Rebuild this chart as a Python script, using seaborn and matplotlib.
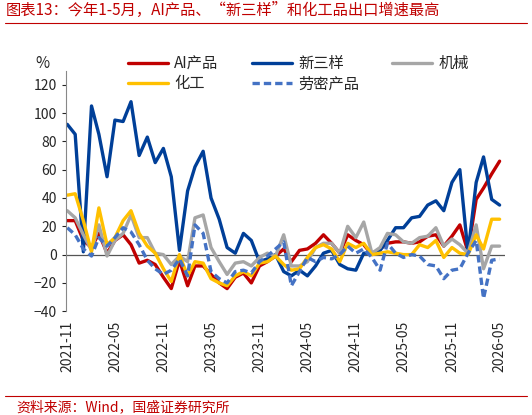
import matplotlib
matplotlib.use("Agg")
import matplotlib.pyplot as plt
import numpy as np
import pandas as pd
import seaborn as sns

months = pd.date_range("2021-11-01", "2026-05-01", freq="MS")

ai = [24, 24, 10, 5, 15, 1, 10, 14, 7, -6, -4, -7, -16, -24, -4, -22, -8, -8, -14, -20,
      -24, -16, -13, -20, -8, -5, -1, 4, -5, 3, 4, 8, 14, 8, 1, 14, 10, 7, 0, 4,
      8, 9, 9, 8, 9, 13, 14, 6, 13, 21, 2, 39, 47, 57, 66]
xsy = [92, 85, 2, 105, 85, 55, 95, 94, 108, 70, 83, 65, 75, 55, 3, 45, 62, 73, 40, 25,
       5, 1, 15, 10, -5, -3, 0, -12, -15, -11, -15, -8, 1, 3, -7, -10, -11, 1, 1, 3,
       10, 19, 19, 26, 27, 35, 38, 31, 51, 60, 1, 51, 69, 39, 35]
jixie = [31, 26, 14, 3, 21, -1, 10, 15, 28, 12, 12, 1, 0, -7, -1, -5, 26, 28, 5, -5,
         -14, -6, -5, -8, -2, 1, -1, 14, -8, -8, -5, 5, 8, 8, 1, 20, 12, 23, 1, 5,
         15, 14, 9, 8, 12, 13, 19, 6, 11, 7, 1, 21, -10, 6, 6]
huagong = [42, 43, 24, 2, 33, 7, 12, 24, 31, 15, 6, 1, -10, -19, 0, -15, -5, -6, -17, -20,
           -22, -15, -12, -15, -6, -5, -1, -7, -11, -10, -2, 5, 7, 4, -5, 8, 5, 8, 0, 1,
           2, 1, 0, 0, 7, 5, 10, -2, 5, 1, 0, 14, 4, 25, 25]
laomi = [19, 14, 4, -1, 12, 6, 12, 19, 16, 7, -4, -10, -14, -11, -3, -15, 21, 15, -12, -17,
         -20, -12, -11, -13, -5, -1, 4, 9, -22, -12, -2, -5, -2, -3, 0, 6, 1, 4, -2, -11,
         8, 1, -2, 0, -1, -7, -8, -17, -11, -10, 1, 10, -31, -4, -3]

df = pd.DataFrame({"date": months, "AI产品": ai, "新三样": xsy, "机械": jixie,
                   "化工": huagong, "劳密产品": laomi})
long = df.melt("date", var_name="series", value_name="value")

sns.set_style("white")
plt.rcParams["font.family"] = ["Noto Sans CJK SC", "DejaVu Sans"]

fig = plt.figure(figsize=(5.32, 4.15), dpi=100)
ax = fig.add_axes([0.124, 0.25, 0.825, 0.58])

order = ["AI产品", "新三样", "机械", "化工", "劳密产品"]
palette = {"AI产品": "#c00000", "新三样": "#003f98", "机械": "#a6a6a6",
           "化工": "#ffc000", "劳密产品": "#4472c4"}
dashes = {k: "" for k in order}
dashes["劳密产品"] = (2.2, 1.2)
sns.lineplot(data=long, x="date", y="value", hue="series", style="series",
             hue_order=order, style_order=order, palette=palette, dashes=dashes,
             linewidth=2.4, ax=ax)

ax.axhline(0, color="#555555", lw=0.9, zorder=0)
ax.set_ylim(-40, 130)
ax.set_yticks(range(-40, 121, 20))
ax.set_xlim(months[0] - pd.Timedelta(days=5), months[-1] + pd.Timedelta(days=20))
ticks = months[::6]
ax.set_xticks(ticks)
ax.set_xticklabels([d.strftime("%Y-%m") for d in ticks], rotation=90, fontsize=10)
ax.tick_params(axis="y", labelsize=10, length=3, left=True)
ax.set_xlabel("")
ax.set_ylabel("")
for s in ["top", "right", "bottom"]:
    ax.spines[s].set_visible(False)
ax.spines["left"].set_color("#888888")
ax.text(-0.07, 1.01, "%", transform=ax.transAxes, fontsize=11)

handles, labels = ax.get_legend_handles_labels()
lookup = dict(zip(labels, handles))
leg_order = ["AI产品", "化工", "新三样", "劳密产品", "机械"]
ax.legend([lookup[k] for k in leg_order], leg_order, ncol=3, loc="upper center",
          bbox_to_anchor=(0.53, 1.12), frameon=False, fontsize=11, handlelength=2.6,
          columnspacing=2.2, handletextpad=0.4, labelspacing=0.2)

fig.text(0.01, 0.965, "图表13：今年1-5月，AI产品、“新三样”和化工品出口增速最高",
         color="#c00000", fontsize=11, style="italic")
fig.add_artist(plt.Line2D([0.01, 0.99], [0.945, 0.945], color="#c00000", lw=0.8))
fig.add_artist(plt.Line2D([0.01, 0.99], [0.045, 0.045], color="#c00000", lw=0.8))
fig.text(0.03, 0.008, "资料来源：Wind，国盛证券研究所", color="#c00000",
         fontsize=10, style="italic")

fig.savefig("out.png", dpi=100)
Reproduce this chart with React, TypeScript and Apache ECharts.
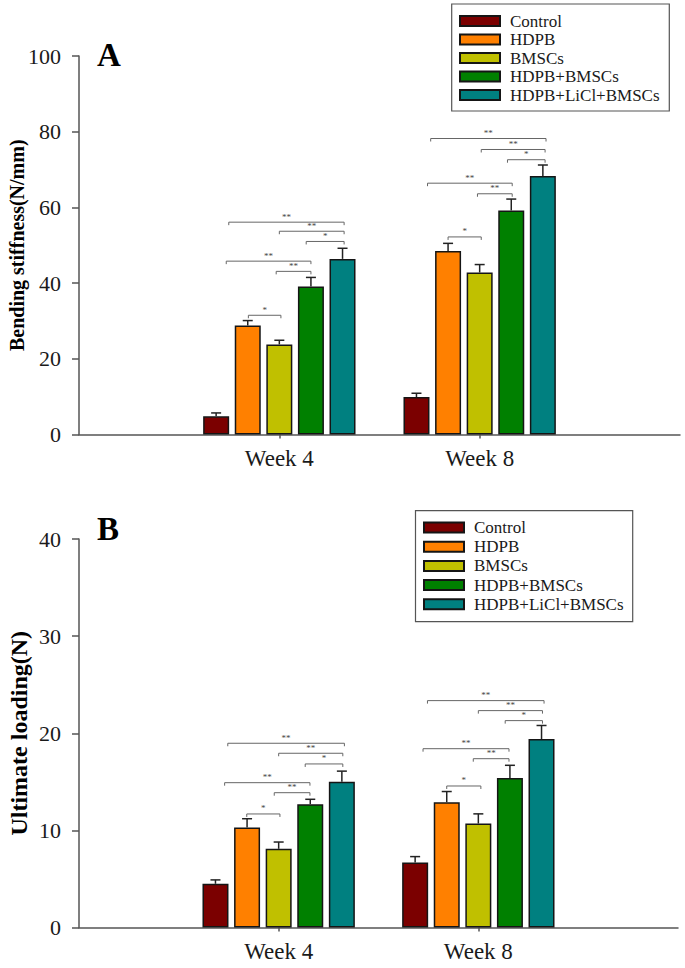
import React, { useEffect, useRef } from 'react';
import * as echarts from 'echarts';

const axisCategories = ['', 'Week 4', 'Week 8', ''];
const weekPositions = [1, 2];
const groupNames = ['Control', 'HDPB', 'BMSCs', 'HDPB+BMSCs', 'HDPB+LiCl+BMSCs'];
const groupColors = ['#7b0000', '#ff8000', '#c0c000', '#008000', '#008080'];

// Panel A: bending stiffness (N/mm), [Week 4, Week 8]
const stiffnessMean = [
  [4.8, 9.9],
  [28.8, 48.5],
  [23.8, 42.8],
  [39.1, 59.2],
  [46.4, 68.3],
];
const stiffnessErr = [
  [0.9, 1.0],
  [1.3, 2.0],
  [1.1, 2.1],
  [2.4, 3.0],
  [2.8, 2.9],
];
// Panel B: ultimate loading (N)
const loadingMean = [
  [4.5, 6.7],
  [10.3, 12.9],
  [8.1, 10.7],
  [12.7, 15.4],
  [15.0, 19.4],
];
const loadingErr = [
  [0.4, 0.6],
  [0.9, 1.1],
  [0.7, 1.0],
  [0.5, 1.3],
  [1.1, 1.4],
];

// significance brackets: [week position, from bar, to bar, height value, stars]
const stiffnessBrackets = [
  [1, 0.4, 4.05, 56.1, 2], [1, 2.0, 4.05, 53.7, 2], [1, 2.85, 4.05, 51.0, 1],
  [1, 0.32, 3.0, 45.8, 2], [1, 1.9, 3.0, 43.1, 2], [1, 1.02, 2.05, 31.5, 1],
  [2, 0.45, 4.1, 78.2, 2], [2, 2.05, 4.07, 75.3, 2], [2, 2.88, 4.07, 72.6, 1],
  [2, 0.35, 3.03, 66.4, 2], [2, 1.93, 3.03, 63.6, 2], [2, 1.0, 2.05, 52.2, 1],
];
const loadingBrackets = [
  [1, 0.39, 4.08, 18.97, 2], [1, 2.0, 4.03, 17.94, 2], [1, 2.84, 4.03, 16.84, 1],
  [1, 0.29, 2.99, 14.91, 2], [1, 1.86, 2.99, 13.88, 2], [1, 0.99, 2.04, 11.69, 1],
  [2, 0.39, 4.08, 23.36, 2], [2, 2.0, 4.03, 22.33, 2], [2, 2.85, 4.03, 21.3, 1],
  [2, 0.25, 2.97, 18.41, 2], [2, 1.84, 2.97, 17.38, 2], [2, 1.0, 2.08, 14.57, 1],
];

const FONT = '"Liberation Serif", "Times New Roman", serif';
const BAR_W = 26;
const PITCH = 31.6;
const AXIS_COLOR = '#555';
const TEXT_COLOR = '#1a1a1a';

function buildPanel(g: number, means: number[][], errs: number[][], brackets: number[][]) {
  const series: any[] = [];
  groupNames.forEach((name, i) => {
    series.push({
      type: 'bar',
      name,
      xAxisIndex: g,
      yAxisIndex: g,
      barWidth: BAR_W,
      barGap: ((PITCH - BAR_W) / BAR_W * 100).toFixed(1) + '%',
      data: weekPositions.map((w, k) => [w, means[i][k]]),
      itemStyle: { color: groupColors[i], borderColor: '#151515', borderWidth: 1.5 },
      z: 2,
    });
  });
  const errData: number[][] = [];
  groupNames.forEach((_, i) => {
    weekPositions.forEach((w, k) => errData.push([w, means[i][k], errs[i][k], i]));
  });
  series.push({
    type: 'custom',
    xAxisIndex: g,
    yAxisIndex: g,
    encode: { x: 0, y: 1 },
    data: errData,
    z: 5,
    silent: true,
    renderItem: (params: any, api: any) => {
      const cat = api.value(0);
      const mean = api.value(1);
      const err = api.value(2);
      const bi = api.value(3);
      const base = api.coord([cat, mean]);
      const top = api.coord([cat, mean + err]);
      const x = base[0] + (bi - 2) * PITCH;
      const st = { stroke: '#222', lineWidth: 1.5 };
      return {
        type: 'group',
        children: [
          { type: 'line', shape: { x1: x, y1: base[1], x2: x, y2: top[1] }, style: st },
          { type: 'line', shape: { x1: x - 5, y1: top[1], x2: x + 5, y2: top[1] }, style: st },
        ],
      };
    },
  });
  series.push({
    type: 'custom',
    xAxisIndex: g,
    yAxisIndex: g,
    encode: { x: 0, y: 3 },
    data: brackets,
    z: 5,
    silent: true,
    renderItem: (params: any, api: any) => {
      const cat = api.value(0);
      const from = api.value(1);
      const to = api.value(2);
      const yv = api.value(3);
      const stars = api.value(4);
      const c = api.coord([cat, yv]);
      const x1 = c[0] + (from - 2) * PITCH;
      const x2 = c[0] + (to - 2) * PITCH;
      const y = c[1];
      return {
        type: 'group',
        children: [
          {
            type: 'polyline',
            shape: { points: [[x1, y + 3], [x1, y], [x2, y], [x2, y + 3]] },
            style: { stroke: '#666', lineWidth: 1, fill: 'none' },
          },
          {
            type: 'text',
            x: (x1 + x2) / 2,
            y: y - 1,
            style: {
              text: '*'.repeat(stars),
              fill: '#444',
              fontSize: 9,
              fontFamily: FONT,
              align: 'center',
              verticalAlign: 'bottom',
            },
          },
        ],
      };
    },
  });
  return series;
}

export default function App() {
  const ref = useRef<HTMLDivElement>(null);
  useEffect(() => {
    if (!ref.current) return;
    const chart = echarts.init(ref.current, null, { renderer: 'svg' });
    const xAxisBase = (gridIndex: number) => ({
      type: 'category',
      gridIndex,
      data: axisCategories,
      boundaryGap: false,
      axisLine: { lineStyle: { color: AXIS_COLOR, width: 1.5 } },
      axisTick: {
        show: true,
        length: 4,
        interval: (idx: number) => idx === 1 || idx === 2,
        lineStyle: { color: AXIS_COLOR, width: 1.5 },
      },
      axisLabel: { interval: 0, fontSize: 23, fontFamily: FONT, color: TEXT_COLOR, margin: 12 },
      splitLine: { show: false },
    });
    const yAxisBase = (gridIndex: number, max: number, interval: number, name: string, nameSize: number, nameGap: number) => ({
      type: 'value',
      gridIndex,
      min: 0,
      max,
      interval,
      name,
      nameLocation: 'middle',
      nameGap,
      nameMoveOverlap: false,
      nameTextStyle: { fontSize: nameSize, fontWeight: 'bold', fontFamily: FONT, color: '#000' },
      axisLine: { show: true, lineStyle: { color: AXIS_COLOR, width: 1.5 } },
      axisTick: { show: true, length: 7, lineStyle: { color: AXIS_COLOR, width: 1.5 } },
      axisLabel: { fontSize: 22, fontFamily: FONT, color: TEXT_COLOR, margin: 18 },
      splitLine: { show: false },
    });
    const legendBase = (left: number, top: number, gap: number) => ({
      data: groupNames,
      orient: 'vertical',
      left,
      top,
      padding: 0,
      itemGap: gap,
      itemWidth: 40,
      itemHeight: 10,
      icon: 'rect',
      selectedMode: false,
      textStyle: { fontSize: 17, fontFamily: FONT, color: TEXT_COLOR, lineHeight: 17, padding: [0, 0, 0, 5] },
    });
    chart.setOption({
      animation: false,
      backgroundColor: '#fff',
      grid: [
        { left: 79, top: 56, width: 601, height: 378.5, outerBoundsMode: 'none', containLabel: false },
        { left: 79, top: 539, width: 599, height: 388.5, outerBoundsMode: 'none', containLabel: false },
      ],
      xAxis: [xAxisBase(0), xAxisBase(1)],
      yAxis: [
        yAxisBase(0, 100, 20, 'Bending stiffness(N/mm)', 20, 52),
        yAxisBase(1, 40, 10, 'Ultimate loading(N)', 24, 48),
      ],
      legend: [legendBase(459, 12.5, 1.5), legendBase(423, 519, 2.2)],
      graphic: [
        { type: 'rect', shape: { x: 451.7, y: 4, width: 217.6, height: 107 }, style: { fill: 'none', stroke: '#555', lineWidth: 1.2 } },
        { type: 'rect', shape: { x: 415.5, y: 510.7, width: 217.2, height: 111 }, style: { fill: 'none', stroke: '#555', lineWidth: 1.2 } },
        { type: 'text', x: 97, y: 55, style: { text: 'A', fontSize: 33, fontWeight: 'bold', fontFamily: FONT, fill: '#000', verticalAlign: 'middle' } },
        { type: 'text', x: 97, y: 529, style: { text: 'B', fontSize: 33, fontWeight: 'bold', fontFamily: FONT, fill: '#000', verticalAlign: 'middle' } },
      ],
      series: [
        ...buildPanel(0, stiffnessMean, stiffnessErr, stiffnessBrackets),
        ...buildPanel(1, loadingMean, loadingErr, loadingBrackets),
      ],
    });
    return () => chart.dispose();
  }, []);
  return <div ref={ref} style={{ position: 'absolute', left: 0, top: 0, width: 685, height: 968 }} />;
}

#### Goal:
Everything from the first line to the line with "10, -31, -4, -3]" must be repeated exactly, and nothing else. Leave the pictures out.

#### Result:
Rebuild this chart as a Python script, using seaborn and matplotlib.
import matplotlib
matplotlib.use("Agg")
import matplotlib.pyplot as plt
import numpy as np
import pandas as pd
import seaborn as sns

months = pd.date_range("2021-11-01", "2026-05-01", freq="MS")

ai = [24, 24, 10, 5, 15, 1, 10, 14, 7, -6, -4, -7, -16, -24, -4, -22, -8, -8, -14, -20,
      -24, -16, -13, -20, -8, -5, -1, 4, -5, 3, 4, 8, 14, 8, 1, 14, 10, 7, 0, 4,
      8, 9, 9, 8, 9, 13, 14, 6, 13, 21, 2, 39, 47, 57, 66]
xsy = [92, 85, 2, 105, 85, 55, 95, 94, 108, 70, 83, 65, 75, 55, 3, 45, 62, 73, 40, 25,
       5, 1, 15, 10, -5, -3, 0, -12, -15, -11, -15, -8, 1, 3, -7, -10, -11, 1, 1, 3,
       10, 19, 19, 26, 27, 35, 38, 31, 51, 60, 1, 51, 69, 39, 35]
jixie = [31, 26, 14, 3, 21, -1, 10, 15, 28, 12, 12, 1, 0, -7, -1, -5, 26, 28, 5, -5,
         -14, -6, -5, -8, -2, 1, -1, 14, -8, -8, -5, 5, 8, 8, 1, 20, 12, 23, 1, 5,
         15, 14, 9, 8, 12, 13, 19, 6, 11, 7, 1, 21, -10, 6, 6]
huagong = [42, 43, 24, 2, 33, 7, 12, 24, 31, 15, 6, 1, -10, -19, 0, -15, -5, -6, -17, -20,
           -22, -15, -12, -15, -6, -5, -1, -7, -11, -10, -2, 5, 7, 4, -5, 8, 5, 8, 0, 1,
           2, 1, 0, 0, 7, 5, 10, -2, 5, 1, 0, 14, 4, 25, 25]
laomi = [19, 14, 4, -1, 12, 6, 12, 19, 16, 7, -4, -10, -14, -11, -3, -15, 21, 15, -12, -17,
         -20, -12, -11, -13, -5, -1, 4, 9, -22, -12, -2, -5, -2, -3, 0, 6, 1, 4, -2, -11,
         8, 1, -2, 0, -1, -7, -8, -17, -11, -10, 1, 10, -31, -4, -3]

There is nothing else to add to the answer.